Liberia: UN Report Recommends Govt Rights Action
Liberia: UN report recommends Government action to bolster human rights
2 April 2008 - Legal prohibitions of all forms of violence against children, more resources for rural education and better human rights training for national police are among the recommendations in a new United Nations report on Liberia.
The report, compiled by the UN Mission in Liberia (UNMIL), covers the human rights situation from May to October 2007 in the West African country, which has made significant strides of late in recovering from a devastating civil war.
The report focuses mainly on economic, social, civil and political rights violations, sexual and gender-based violence, as well as inadequate detention and educational facilities, following the integrated approach of the country's poverty reduction strategy.

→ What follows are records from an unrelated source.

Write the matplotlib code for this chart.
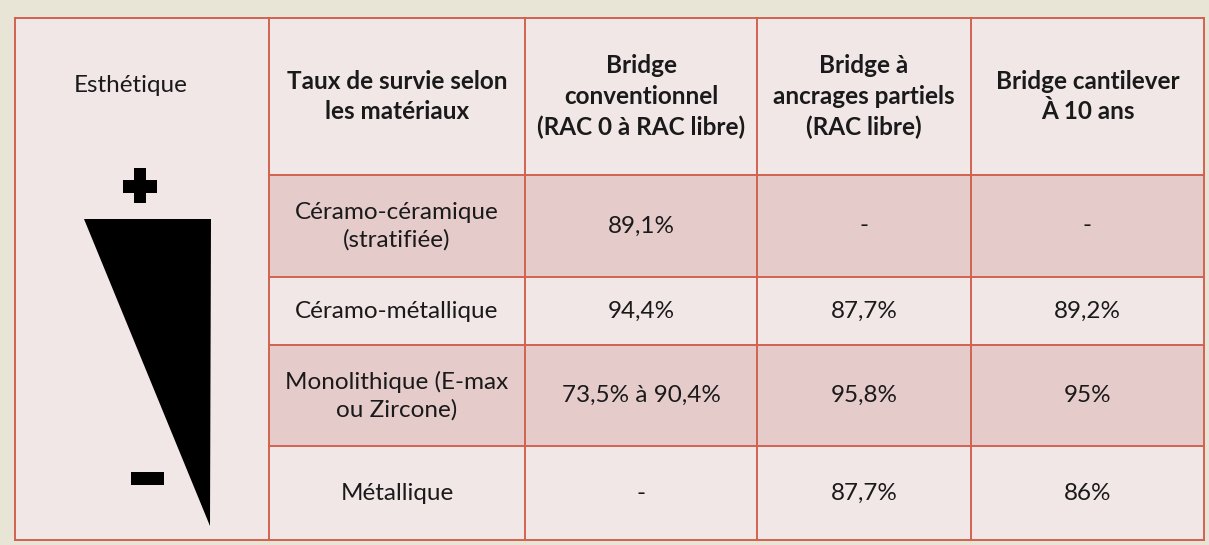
import matplotlib.pyplot as plt
from matplotlib.patches import Rectangle, Polygon

# table content
header = ["Taux de survie selon\nles matériaux",
          "Bridge\nconventionnel\n(RAC 0 à RAC libre)",
          "Bridge à\nancrages partiels\n(RAC libre)",
          "Bridge cantilever\nÀ 10 ans"]
materials = ["Céramo-céramique\n(stratifiée)",
             "Céramo-métallique",
             "Monolithique (E-max\nou Zircone)",
             "Métallique"]
conventionnel = ["89,1%", "94,4%", "73,5% à 90,4%", "-"]
partiels = ["-", "87,7%", "95,8%", "87,7%"]
cantilever = ["-", "89,2%", "95%", "86%"]
side_label = "Esthétique"

# layout in pixels
col_edges = [15, 269, 525, 757, 971, 1204]
row_edges = [18, 175, 277, 345, 446, 540]

border = "#d2624f"
light = "#f2e7e7"
shaded = "#e6cbcb"
outer = "#e9e5d6"
txt = "#1a1a1a"

plt.rcParams['font.family'] = ['Lato', 'DejaVu Sans']

fig = plt.figure(figsize=(12.09, 5.45), dpi=100)
fig.patch.set_facecolor(outer)
ax = fig.add_axes([0, 0, 1, 1])
ax.set_xlim(0, 1209)
ax.set_ylim(545, 0)
ax.axis("off")

# whole table background
ax.add_patch(Rectangle((col_edges[0], row_edges[0]), col_edges[-1] - col_edges[0],
                       row_edges[-1] - row_edges[0], facecolor=light, edgecolor="none"))

# shaded body rows (rows 1 and 3), not in the merged left column
for i in (0, 2):
    y0, y1 = row_edges[i + 1], row_edges[i + 2]
    ax.add_patch(Rectangle((col_edges[1], y0), col_edges[-1] - col_edges[1], y1 - y0,
                           facecolor=shaded, edgecolor="none"))

# grid lines
lw = 1.4
for x in col_edges:
    ax.plot([x, x], [row_edges[0], row_edges[-1]], color=border, lw=lw)
for j, y in enumerate(row_edges):
    x0 = col_edges[0] if j in (0, len(row_edges) - 1) else col_edges[1]
    ax.plot([x0, col_edges[-1]], [y, y], color=border, lw=lw)

# header texts
for k, h in enumerate(header):
    cx = (col_edges[k + 1] + col_edges[k + 2]) / 2
    cy = (row_edges[0] + row_edges[1]) / 2
    ax.text(cx, cy, h, ha="center", va="center", fontsize=17.5, fontweight="bold",
            color=txt, linespacing=1.42)

# body texts
columns = [materials, conventionnel, partiels, cantilever]
for k, col in enumerate(columns):
    cx = (col_edges[k + 1] + col_edges[k + 2]) / 2
    for i, val in enumerate(col):
        cy = (row_edges[i + 1] + row_edges[i + 2]) / 2
        ax.text(cx, cy, val, ha="center", va="center", fontsize=17.5,
                color=txt, linespacing=1.36)

# left merged column: label, plus, wedge, minus
ax.text(131, 86, side_label, ha="center", va="center", fontsize=17.5, color=txt)
ax.add_patch(Rectangle((123, 180), 34, 13, facecolor="black", edgecolor="none"))
ax.add_patch(Rectangle((134, 168), 12, 35, facecolor="black", edgecolor="none"))
ax.add_patch(Polygon([(84, 219), (211, 219), (210, 526)], closed=True,
                     facecolor="black", edgecolor="none"))
ax.add_patch(Rectangle((131, 472), 33, 13, facecolor="black", edgecolor="none"))

fig.savefig("out.png", dpi=100, facecolor=fig.get_facecolor())
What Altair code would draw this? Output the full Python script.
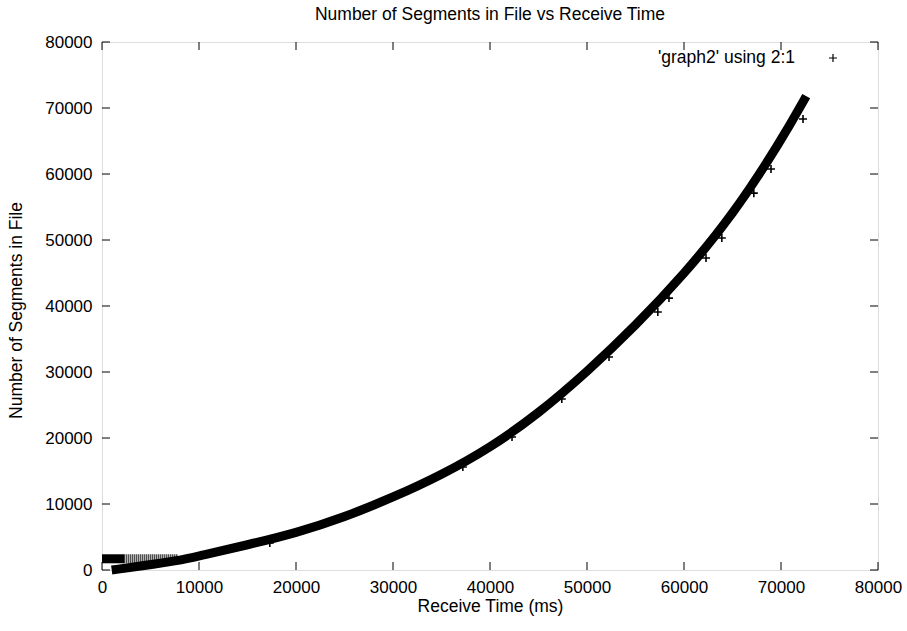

"This strategy aims to integrate a human rights-based approach in programmes or policies by the government in order to promote the fulfilment of all human rights be they economic, social, cultural, civil or political," the report states in its introduction.
Among the violations of rights highlighted in the report are three cases in which parents allegedly attempted to sell their children in order to buy food.
The report cites instances of corruption in the criminal justice system, involving Liberia National Police (LNP) officers, court officials and prisons authorities.
Other issues of concern include poor detention conditions, the reported operation of private detention facilities and sexual and gender-based violence, including rape and forced marriage.
Recommendations of the report include ensuring that the right to education is ensured through the allocation of more resources, with emphasis on schools located in rural parts of the country.
Specific changes in the legal codes are advocated, including prohibitions against corporal punishment and female genital mutilation, in addition to collaboration with the Human Rights and Protection Section of UNMIL to train LNP personnel in rights issues.